The Day of Portugal is celebrated in the home country and around the world on June 10 each year. This year is a significant one for Portuguese and Portuguese Americans, both the 50th anniversary of the Carnation Revolution that ushered in the nation's democratic Third Republic and the approximate 500th anniversary of the birth of celebrated poet Luís de Camões.

"And it's on June 10 because it's the day that our epic poet, Luís Vaz de Camões, died," Rep. David Vieira told the News Service. "We don't know when he was born, so we celebrate it on the day of his death because that is documented. And he wrote Os Lusíadas, which is the epic poem of the Portuguese Empire. It's equivalent to the Odyssey or the Iliad, but of the Luso world in the Age of Exploration."
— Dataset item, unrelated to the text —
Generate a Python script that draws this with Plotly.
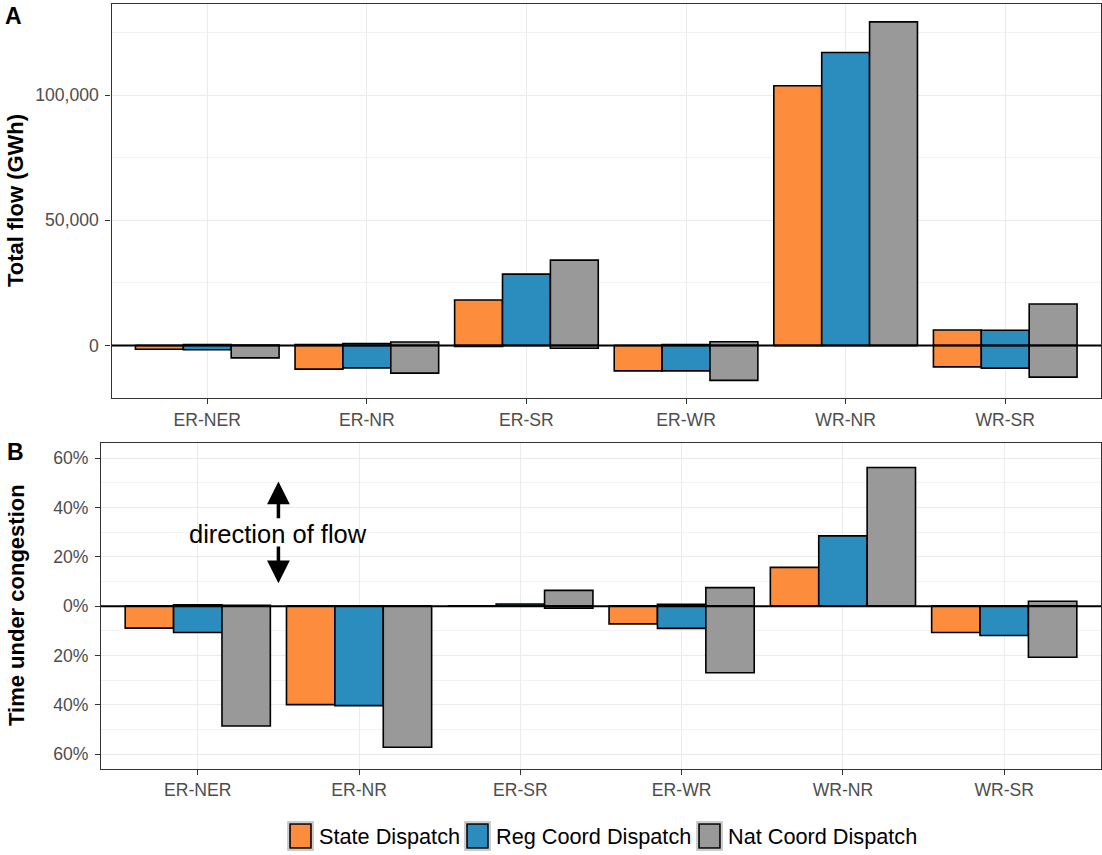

The mayor of Ponta Delgada, capital of the Azores -- Mayor Pedro Nascimento Cabral -- traversed the Atlantic to appear in Boston as this year's keynote speaker. He proudly touted his city's "breathtaking landscapes" and local culture, calling it a "hub of high-quality health care services" and "center of excellence in university education."

"I would like to celebrate and praise the courage, resilience, and success of these immigrants and their descendants. In such a distant land, through their knowledge, determination, and hard work, they have established a unique way of being and driving professionally, socially, and economically," Mayor Cabral told the Portuguese Americans in the room.

Members of the Portuguese American Caucus, and other lawmakers whose districts have a high concentration of Portuguese Americans, hand out Heritage Awards to select Luso-Americans each year in the House Chamber. Past recipients are invited back each year, and some return to watch the new class of honorees. Others return to the chamber as state reps.

Rep. David Vieira of Falmouth received the award in 2006, prior to his 2010 election. And Rep. Alan Silvia of Fall River was honored back in 1997 by Rep. Robert Correia, founder of the ceremony. Fifteen years later, Silvia would be elected to Correia's old district in the House.

This year's honorees included Fall River emergency management director Richard Aguiar, longtime Positive Action Against Chemical Addiction CEO Carl Alves, Massachusetts Alliance of Portuguese Speakers CEO Paulo Pinto, Ludlow High School Portuguese and Spanish language teacher Joanne Santos-Pontes, Sen. Liz Miranda's communications director Daniela Emilia Gomes Rodrigues, and Maria João Gil, a retired 50-year employee of Tremont Fish Market in Peabody.

Sen. Marc Pacheco, the caucus' Senate co-chair who is retiring in January after 36 years in the Legislature, remembered his parents as he considered his final Heritage Day as a sitting lawmaker. For decades, Pacheco said, "my dad would be sitting here" at the event.

"We lost him, and my mom, a few years ago. But just like so many here in this chamber, we celebrate this anniversary of Heritage Day of Portugal where we think about all the people that came here for the first time, that became an American citizen, and participated," Pacheco said.

With Pacheco's retirement, Cabral announced during the event, the Senate co-chair's torch will be passed to Sen. Michael Rodrigues of Westport.

Later in the event, Rodrigues recalled how his grandparents immigrated from continental Portugal to the U.S. "in order to provide an opportunity for their families."

"And here I am, standing in this august chamber, thinking of them -- every day that I am here," Rodrigues said.

"I'd ask all of us to think of our heritage," Pacheco implored the crowded chamber. "To think of our parents and grandparents, to think of those that came from the Azores or the mainland or Madeira or somewhere else in the world -- because the Portuguese have been everywhere in the world."